Look below and pull out each line with the word "this".

*AVAILABLE RECORDS*:

=-=-=

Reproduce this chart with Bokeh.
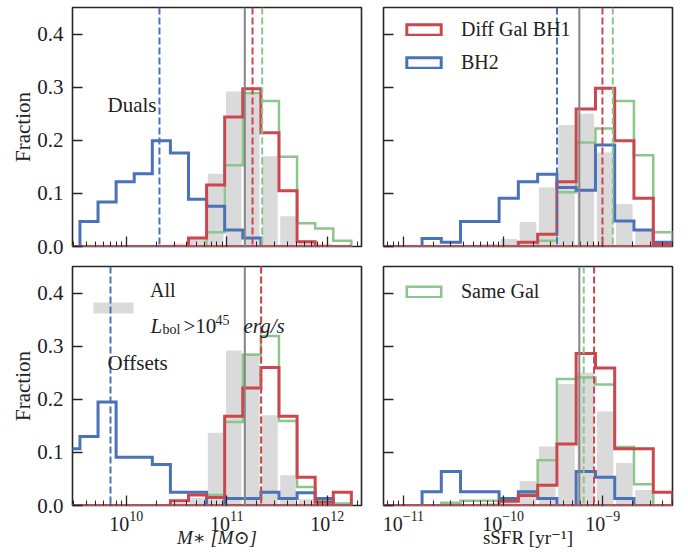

=-=-=

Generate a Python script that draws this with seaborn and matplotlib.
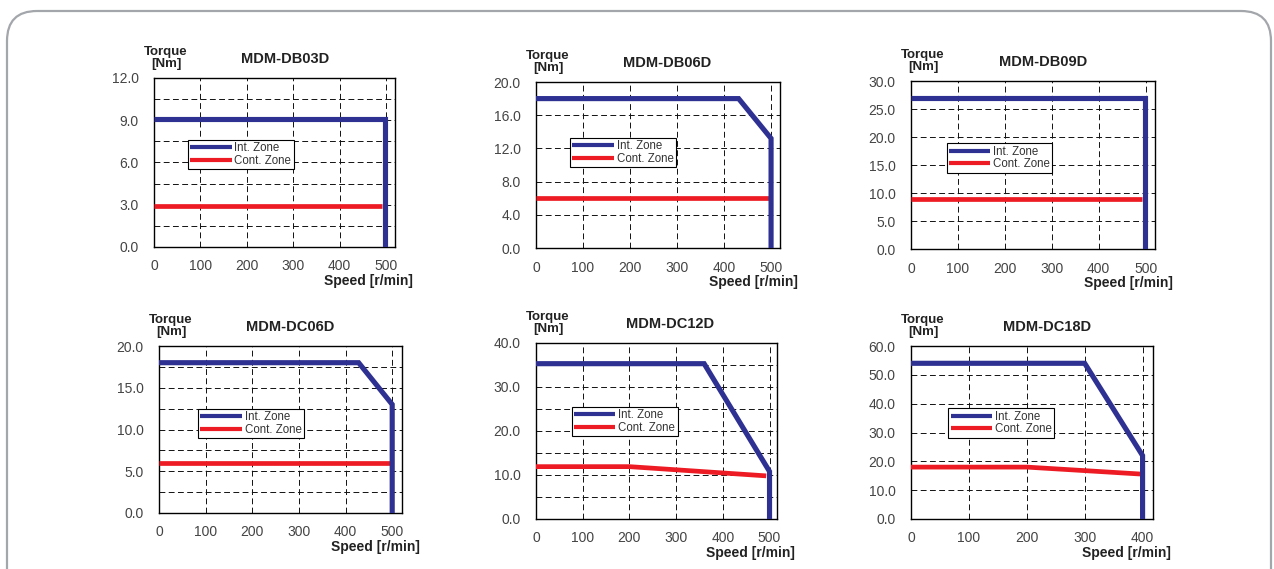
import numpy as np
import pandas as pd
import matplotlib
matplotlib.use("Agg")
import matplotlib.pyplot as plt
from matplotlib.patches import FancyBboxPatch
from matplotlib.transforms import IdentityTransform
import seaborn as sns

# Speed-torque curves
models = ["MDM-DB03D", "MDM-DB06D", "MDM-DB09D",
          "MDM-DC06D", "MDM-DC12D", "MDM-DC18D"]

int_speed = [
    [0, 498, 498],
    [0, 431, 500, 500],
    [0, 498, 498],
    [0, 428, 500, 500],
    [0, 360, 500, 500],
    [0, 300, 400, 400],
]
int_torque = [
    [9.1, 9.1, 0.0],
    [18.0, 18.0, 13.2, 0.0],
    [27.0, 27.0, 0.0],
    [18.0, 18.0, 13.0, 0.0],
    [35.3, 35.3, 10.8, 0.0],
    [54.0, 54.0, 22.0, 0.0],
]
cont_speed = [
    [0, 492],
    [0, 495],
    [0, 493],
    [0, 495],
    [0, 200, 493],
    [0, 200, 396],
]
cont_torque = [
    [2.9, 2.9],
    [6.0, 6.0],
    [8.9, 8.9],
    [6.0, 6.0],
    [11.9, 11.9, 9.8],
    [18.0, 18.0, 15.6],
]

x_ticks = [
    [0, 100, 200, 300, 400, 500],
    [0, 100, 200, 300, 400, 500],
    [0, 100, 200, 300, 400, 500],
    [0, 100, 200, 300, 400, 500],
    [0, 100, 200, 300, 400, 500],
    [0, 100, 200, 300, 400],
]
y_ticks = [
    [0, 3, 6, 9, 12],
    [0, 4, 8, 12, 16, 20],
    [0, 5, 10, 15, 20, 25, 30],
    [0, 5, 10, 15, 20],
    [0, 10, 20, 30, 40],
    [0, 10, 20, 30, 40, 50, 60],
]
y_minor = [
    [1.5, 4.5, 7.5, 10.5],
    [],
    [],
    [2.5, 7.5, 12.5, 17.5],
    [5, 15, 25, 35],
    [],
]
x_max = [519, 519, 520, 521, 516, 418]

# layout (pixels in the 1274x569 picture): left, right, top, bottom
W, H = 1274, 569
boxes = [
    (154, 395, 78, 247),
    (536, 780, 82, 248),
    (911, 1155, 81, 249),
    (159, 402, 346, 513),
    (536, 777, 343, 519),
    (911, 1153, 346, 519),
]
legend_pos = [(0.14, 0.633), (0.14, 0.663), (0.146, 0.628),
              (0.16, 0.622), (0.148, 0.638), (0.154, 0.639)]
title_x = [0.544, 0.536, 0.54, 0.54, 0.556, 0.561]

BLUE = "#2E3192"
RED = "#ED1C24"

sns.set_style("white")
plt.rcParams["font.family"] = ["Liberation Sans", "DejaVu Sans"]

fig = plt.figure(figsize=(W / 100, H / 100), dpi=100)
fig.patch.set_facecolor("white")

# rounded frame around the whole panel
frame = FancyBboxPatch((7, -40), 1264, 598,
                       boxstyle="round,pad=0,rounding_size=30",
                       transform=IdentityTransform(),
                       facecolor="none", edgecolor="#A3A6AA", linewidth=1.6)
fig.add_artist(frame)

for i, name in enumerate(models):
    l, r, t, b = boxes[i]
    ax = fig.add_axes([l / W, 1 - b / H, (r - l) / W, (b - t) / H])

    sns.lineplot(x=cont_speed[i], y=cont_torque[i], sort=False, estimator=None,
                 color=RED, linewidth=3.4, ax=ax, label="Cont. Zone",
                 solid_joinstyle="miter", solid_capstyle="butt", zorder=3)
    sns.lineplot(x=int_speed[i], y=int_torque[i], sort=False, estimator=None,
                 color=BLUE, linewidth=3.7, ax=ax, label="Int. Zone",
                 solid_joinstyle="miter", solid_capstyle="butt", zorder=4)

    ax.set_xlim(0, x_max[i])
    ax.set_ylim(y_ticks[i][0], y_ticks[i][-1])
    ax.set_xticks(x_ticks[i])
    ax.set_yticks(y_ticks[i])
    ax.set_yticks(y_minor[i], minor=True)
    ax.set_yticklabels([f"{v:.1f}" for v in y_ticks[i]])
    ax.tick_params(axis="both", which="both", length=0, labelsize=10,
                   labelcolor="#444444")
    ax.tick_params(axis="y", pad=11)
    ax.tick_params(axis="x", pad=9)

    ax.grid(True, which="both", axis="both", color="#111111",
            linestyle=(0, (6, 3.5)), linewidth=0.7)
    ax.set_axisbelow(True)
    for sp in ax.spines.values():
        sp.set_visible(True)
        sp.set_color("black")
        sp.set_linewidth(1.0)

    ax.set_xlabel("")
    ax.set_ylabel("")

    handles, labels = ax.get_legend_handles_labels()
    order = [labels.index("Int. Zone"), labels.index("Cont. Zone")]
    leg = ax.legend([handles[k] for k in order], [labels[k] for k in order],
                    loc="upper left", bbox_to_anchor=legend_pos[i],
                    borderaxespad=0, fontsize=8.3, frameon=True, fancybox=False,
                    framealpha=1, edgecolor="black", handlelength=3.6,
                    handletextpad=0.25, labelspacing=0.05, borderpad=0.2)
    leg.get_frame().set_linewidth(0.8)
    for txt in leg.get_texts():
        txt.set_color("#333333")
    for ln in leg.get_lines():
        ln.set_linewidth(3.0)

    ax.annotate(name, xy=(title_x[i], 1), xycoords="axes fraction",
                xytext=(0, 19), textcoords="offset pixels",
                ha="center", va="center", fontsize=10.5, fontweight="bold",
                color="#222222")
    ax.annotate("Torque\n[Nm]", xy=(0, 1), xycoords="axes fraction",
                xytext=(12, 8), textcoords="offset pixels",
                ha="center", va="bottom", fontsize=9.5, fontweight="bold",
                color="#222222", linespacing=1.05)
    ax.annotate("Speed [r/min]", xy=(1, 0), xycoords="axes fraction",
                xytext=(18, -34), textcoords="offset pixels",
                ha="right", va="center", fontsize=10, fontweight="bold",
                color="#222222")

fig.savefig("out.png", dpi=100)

=-=-=

*WORKED ANSWER*:
Reproduce this chart with Bokeh.
Generate a Python script that draws this with seaborn and matplotlib.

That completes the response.